Nadie creía hasta 2016 que ciertamente Trump pudiera llegar y gobernar en los EUA, un presidente tan abiertamente racista, ultranacionalista, dispuesto a subvertir el orden internacional que su propio país había ayudado a construir para mantener la paz en el mundo; el orden que había pasado a gobernar de manera multilateral la seguridad, los derechos humanos, el comercio internacional y el medio ambiente; que asumiera que las Naciones Unidas, la Unión Europea, la OMC, el acuerdo de París y los pactos de control de armas son más bien obstáculos a sus propósitos; y que a sus fines Putin puede ser aliado más confiable que Alemania.

Y que ahora, tras el desastre de sus cuatro años de gestión más de 70 millones de ciudadanos hayan votado por él, que continúen creyéndole, y que su viejo gran partido casi en su totalidad siga sosteniéndolo en sus intentos de subvertir el orden democrático de su país, es algo que demuestra que no fue un simple accidente de la historia, sino que puede trascender mucho más que un período de gobierno.
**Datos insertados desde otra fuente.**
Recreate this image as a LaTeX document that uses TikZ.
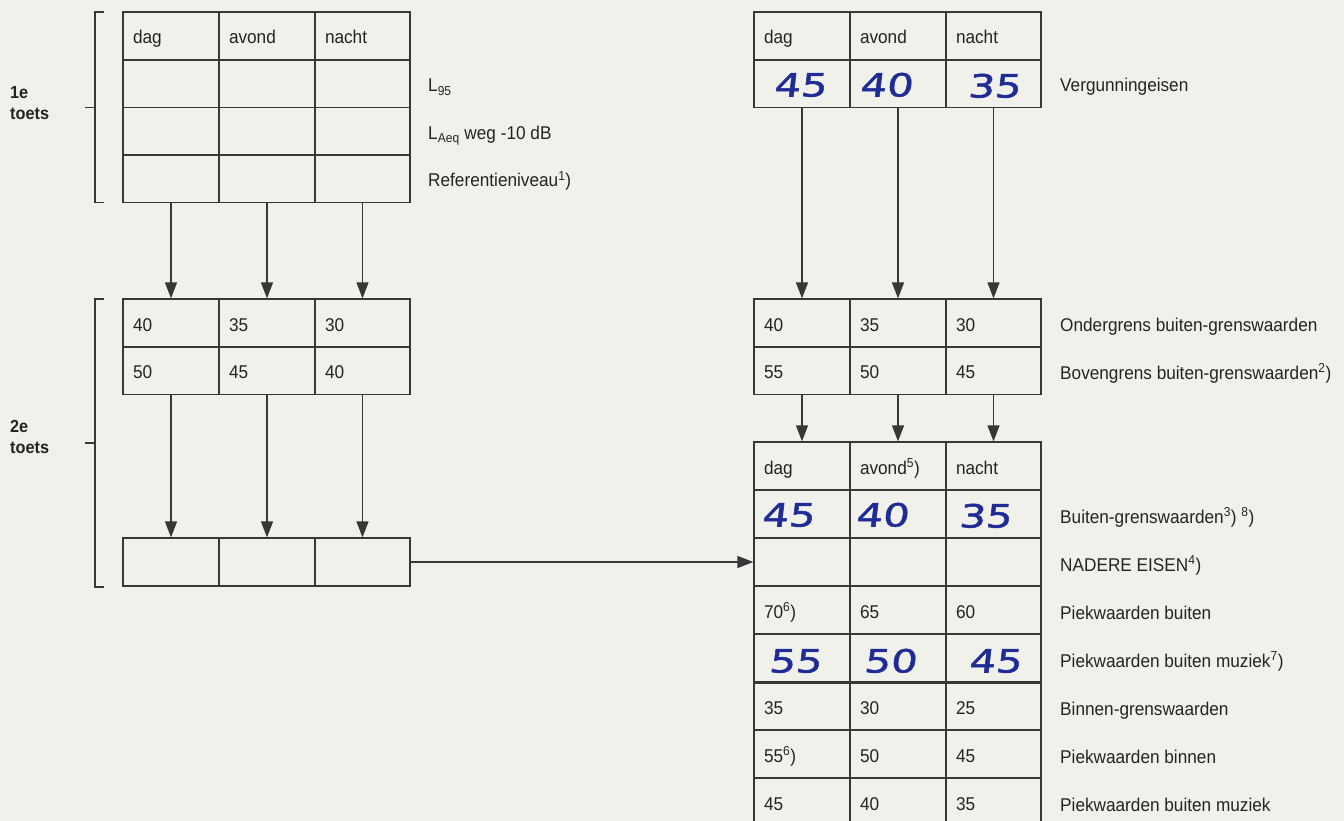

Hay otras cosas que llaman mucho la atención. Una es cómo las encuestas, un medio de indudable valor predictivo y descriptivo, hayan vuelto a fallar de una forma tan contundente, un instrumento estadístico que no solía fallar excepto por un pequeño margen de error. Ya el mundo había visto asombrado cómo dicho instrumento se había venido abajo en el caso del referéndum por la paz en Colombia, del BREXIT y de la anterior elección del propio Trump.

Todo parece indicar que está ganando cuerpo en el mundo una parte de población que alienta sentimientos negativos hacia el resto de la humanidad, hasta el punto de ocultarlos a las encuestas y no manifestarlos hasta el momento de la decisión final.

Tal cosa se vio claramente en el caso de Colombia: el esfuerzo del expresidente Juan Manuel Santos de conseguir la paz negociada culminó con unos acuerdos que fueron desaprobados por más de la mitad de los colombianos en una primera instancia, pero su insistencia en terminar con una guerra sin fin, sin vencidos ni vencedores, permitió su aprobación con modificaciones, lo que le ganó el Premio Nobel de la Paz; solo para que la población eligiera de inmediato a Iván Duque, de la misma escuela de Trump, para que viniera a desconocer los acuerdos y comenzar un gradual exterminio de los antiguos guerrilleros, ahora desprevenidos y desarmados.

La derrota de Trump es una gran cosa, pero la derrota del neofascismo es algo más complicado y tomará mucho tiempo. Los grandes países de Europa, principalmente Alemania y Francia, en alguna medida también Italia y España, han logrado frenarlo, a veces recurriendo a acuerdos políticos en que derecha e izquierda sacrifican reivindicaciones. Pero ellos conocen demasiado bien los horrores del fascismo. Lo extraño es que no haya ocurrido lo mismo en Hungría, en Croacia y particularmente en Polonia, que sí lo conocen muy bien.

Tanta influencia han ganado estas ideas, con un uso abusivo de las redes sociales, que hasta al mismísimo Papa de Roma lo han pretendido satanizar. En América Latina, además de Iván Duque, el principal aliado de Trump es Bolsonaro en Brasil. Afortunadamente algunos vientos han cambiado de dirección, como lo muestran el reciente plebiscito en Chile para desmantelar la Constitución de Pinochet, y el contundente resultado de las elecciones en Bolivia, alejando los intentos de consolidarse a otro gobierno neofascista.

Aunque surgidos de distintas fuentes, América Latina conserva heridas lacerantes como los regímenes de Maduro en Venezuela y Daniel Ortega en Nicaragua, que nacieron con mejores auspicios, pero que se corrompieron y terminaron como cualquier dictadura de derecha, oprimiendo y sumiendo en la miseria a sus pueblos. El próximo paso en nuestra región debe ayudar a que esos países los superen y se restablezca la democracia.